> _TASK INPUTS_
## Begin
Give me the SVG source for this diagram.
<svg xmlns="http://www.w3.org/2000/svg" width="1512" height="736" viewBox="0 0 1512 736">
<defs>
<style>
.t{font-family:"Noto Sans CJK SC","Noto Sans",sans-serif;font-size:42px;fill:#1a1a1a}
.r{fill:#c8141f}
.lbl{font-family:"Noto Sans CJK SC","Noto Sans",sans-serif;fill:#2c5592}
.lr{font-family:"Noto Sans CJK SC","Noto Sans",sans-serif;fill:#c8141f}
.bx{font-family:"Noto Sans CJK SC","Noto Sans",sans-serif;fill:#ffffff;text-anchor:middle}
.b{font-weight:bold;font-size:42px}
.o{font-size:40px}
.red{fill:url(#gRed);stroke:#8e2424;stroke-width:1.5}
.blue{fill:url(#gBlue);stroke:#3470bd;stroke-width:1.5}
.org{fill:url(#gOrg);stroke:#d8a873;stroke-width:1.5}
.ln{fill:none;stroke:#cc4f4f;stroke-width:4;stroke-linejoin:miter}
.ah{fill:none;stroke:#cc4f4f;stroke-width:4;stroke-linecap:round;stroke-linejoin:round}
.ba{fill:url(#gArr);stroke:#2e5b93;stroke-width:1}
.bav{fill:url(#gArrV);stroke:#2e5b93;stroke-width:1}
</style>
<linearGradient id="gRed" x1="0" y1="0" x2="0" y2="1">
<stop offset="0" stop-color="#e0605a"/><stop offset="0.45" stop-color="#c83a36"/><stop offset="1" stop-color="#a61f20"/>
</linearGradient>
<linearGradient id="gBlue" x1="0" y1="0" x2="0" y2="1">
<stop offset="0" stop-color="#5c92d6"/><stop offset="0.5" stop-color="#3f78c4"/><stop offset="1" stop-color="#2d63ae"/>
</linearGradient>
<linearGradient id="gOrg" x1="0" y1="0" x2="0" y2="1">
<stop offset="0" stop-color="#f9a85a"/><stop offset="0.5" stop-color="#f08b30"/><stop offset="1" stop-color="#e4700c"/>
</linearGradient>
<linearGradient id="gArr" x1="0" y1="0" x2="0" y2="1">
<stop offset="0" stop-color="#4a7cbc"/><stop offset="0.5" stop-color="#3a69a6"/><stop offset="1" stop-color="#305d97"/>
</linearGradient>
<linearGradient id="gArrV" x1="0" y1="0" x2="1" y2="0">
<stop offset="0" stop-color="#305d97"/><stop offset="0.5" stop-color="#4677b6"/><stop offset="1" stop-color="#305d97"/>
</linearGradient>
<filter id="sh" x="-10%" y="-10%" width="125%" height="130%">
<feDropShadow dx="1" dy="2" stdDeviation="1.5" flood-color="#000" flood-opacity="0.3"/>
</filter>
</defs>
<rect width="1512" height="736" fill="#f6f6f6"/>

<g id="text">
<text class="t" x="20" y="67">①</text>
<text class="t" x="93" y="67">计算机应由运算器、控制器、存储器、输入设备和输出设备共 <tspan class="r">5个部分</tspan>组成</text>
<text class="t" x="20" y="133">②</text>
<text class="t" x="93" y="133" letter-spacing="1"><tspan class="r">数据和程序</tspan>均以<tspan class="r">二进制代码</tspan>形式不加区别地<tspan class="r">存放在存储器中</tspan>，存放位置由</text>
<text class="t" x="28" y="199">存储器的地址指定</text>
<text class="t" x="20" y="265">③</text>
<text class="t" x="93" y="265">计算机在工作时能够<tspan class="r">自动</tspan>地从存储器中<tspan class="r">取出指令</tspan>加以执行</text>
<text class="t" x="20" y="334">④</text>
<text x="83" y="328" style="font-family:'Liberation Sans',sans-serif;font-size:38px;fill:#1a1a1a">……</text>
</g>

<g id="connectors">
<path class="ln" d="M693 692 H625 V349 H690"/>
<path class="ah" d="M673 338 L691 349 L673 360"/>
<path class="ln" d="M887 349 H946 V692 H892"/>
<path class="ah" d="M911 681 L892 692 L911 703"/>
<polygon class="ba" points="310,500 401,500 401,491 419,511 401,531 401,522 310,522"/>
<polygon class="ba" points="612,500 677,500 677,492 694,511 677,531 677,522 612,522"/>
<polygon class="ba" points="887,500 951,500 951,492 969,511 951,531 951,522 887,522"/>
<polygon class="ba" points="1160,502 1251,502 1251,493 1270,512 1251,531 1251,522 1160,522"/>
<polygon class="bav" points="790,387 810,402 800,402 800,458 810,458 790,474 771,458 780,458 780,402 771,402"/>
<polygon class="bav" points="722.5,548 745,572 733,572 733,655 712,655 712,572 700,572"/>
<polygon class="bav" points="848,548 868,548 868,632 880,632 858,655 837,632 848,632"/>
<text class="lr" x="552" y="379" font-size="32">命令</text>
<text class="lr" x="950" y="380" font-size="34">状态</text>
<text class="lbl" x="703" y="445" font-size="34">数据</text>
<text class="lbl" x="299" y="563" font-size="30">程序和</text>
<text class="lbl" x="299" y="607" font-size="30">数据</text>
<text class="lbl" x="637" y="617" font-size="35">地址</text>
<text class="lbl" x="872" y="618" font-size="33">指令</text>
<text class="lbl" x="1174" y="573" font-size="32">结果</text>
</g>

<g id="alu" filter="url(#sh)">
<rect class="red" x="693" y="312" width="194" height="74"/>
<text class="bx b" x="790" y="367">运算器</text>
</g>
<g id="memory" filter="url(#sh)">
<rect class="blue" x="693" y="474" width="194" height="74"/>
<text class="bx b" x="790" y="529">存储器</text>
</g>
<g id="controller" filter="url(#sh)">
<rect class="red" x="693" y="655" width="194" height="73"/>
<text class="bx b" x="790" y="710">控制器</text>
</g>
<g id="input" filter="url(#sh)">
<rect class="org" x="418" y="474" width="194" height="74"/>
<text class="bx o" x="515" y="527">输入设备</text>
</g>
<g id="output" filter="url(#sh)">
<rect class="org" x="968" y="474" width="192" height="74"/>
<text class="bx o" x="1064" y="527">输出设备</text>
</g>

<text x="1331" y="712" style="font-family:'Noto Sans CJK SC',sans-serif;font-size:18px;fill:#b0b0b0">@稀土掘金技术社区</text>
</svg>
## End
## Begin
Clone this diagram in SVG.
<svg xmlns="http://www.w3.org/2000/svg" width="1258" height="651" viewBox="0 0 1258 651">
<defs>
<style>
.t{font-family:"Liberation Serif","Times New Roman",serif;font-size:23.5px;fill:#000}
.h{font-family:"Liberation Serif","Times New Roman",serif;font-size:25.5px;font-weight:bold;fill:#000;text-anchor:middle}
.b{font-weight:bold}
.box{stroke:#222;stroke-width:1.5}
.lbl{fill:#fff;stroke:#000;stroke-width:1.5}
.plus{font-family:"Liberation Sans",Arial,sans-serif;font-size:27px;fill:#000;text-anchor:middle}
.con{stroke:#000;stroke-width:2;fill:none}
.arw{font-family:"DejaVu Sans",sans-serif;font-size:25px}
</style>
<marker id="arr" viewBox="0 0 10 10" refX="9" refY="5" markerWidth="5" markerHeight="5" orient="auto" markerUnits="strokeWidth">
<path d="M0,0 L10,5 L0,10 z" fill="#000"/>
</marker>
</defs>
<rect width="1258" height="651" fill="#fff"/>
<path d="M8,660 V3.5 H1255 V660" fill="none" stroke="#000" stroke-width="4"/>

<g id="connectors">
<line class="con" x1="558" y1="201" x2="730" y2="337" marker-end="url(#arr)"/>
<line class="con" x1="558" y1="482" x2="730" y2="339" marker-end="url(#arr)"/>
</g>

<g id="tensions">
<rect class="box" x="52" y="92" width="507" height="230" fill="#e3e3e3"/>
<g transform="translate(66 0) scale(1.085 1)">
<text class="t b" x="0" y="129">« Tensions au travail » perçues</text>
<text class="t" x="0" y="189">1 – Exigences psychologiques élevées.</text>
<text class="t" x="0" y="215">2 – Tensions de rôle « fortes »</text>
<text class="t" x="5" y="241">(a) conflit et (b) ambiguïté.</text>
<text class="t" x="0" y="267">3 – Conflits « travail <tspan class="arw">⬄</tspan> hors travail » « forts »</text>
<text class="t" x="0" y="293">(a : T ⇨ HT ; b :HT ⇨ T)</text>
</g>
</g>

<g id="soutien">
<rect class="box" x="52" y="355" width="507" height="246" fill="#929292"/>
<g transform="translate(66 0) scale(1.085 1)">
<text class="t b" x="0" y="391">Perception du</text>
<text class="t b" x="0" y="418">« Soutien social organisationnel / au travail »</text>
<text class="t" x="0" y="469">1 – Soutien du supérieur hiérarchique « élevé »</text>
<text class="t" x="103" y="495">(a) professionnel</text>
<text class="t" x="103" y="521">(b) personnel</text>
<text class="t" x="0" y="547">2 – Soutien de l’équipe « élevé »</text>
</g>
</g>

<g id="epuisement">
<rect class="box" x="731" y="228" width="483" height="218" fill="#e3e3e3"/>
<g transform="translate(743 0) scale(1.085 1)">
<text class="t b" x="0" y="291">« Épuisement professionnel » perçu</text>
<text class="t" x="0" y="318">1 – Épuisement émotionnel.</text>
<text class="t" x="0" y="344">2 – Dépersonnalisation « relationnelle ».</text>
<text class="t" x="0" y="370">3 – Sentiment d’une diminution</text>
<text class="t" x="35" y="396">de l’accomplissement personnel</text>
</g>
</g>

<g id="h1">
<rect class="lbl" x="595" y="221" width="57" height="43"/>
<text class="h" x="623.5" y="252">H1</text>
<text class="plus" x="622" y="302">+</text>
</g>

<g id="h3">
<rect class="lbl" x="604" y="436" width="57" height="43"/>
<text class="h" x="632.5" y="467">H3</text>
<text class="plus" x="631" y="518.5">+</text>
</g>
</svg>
## End
> _EXERCISE DIRECTIONS_
Copy out each line that contains the word "diagram".

> _RESPONSE TO THIS TASK_
Give me the SVG source for this diagram.
Clone this diagram in SVG.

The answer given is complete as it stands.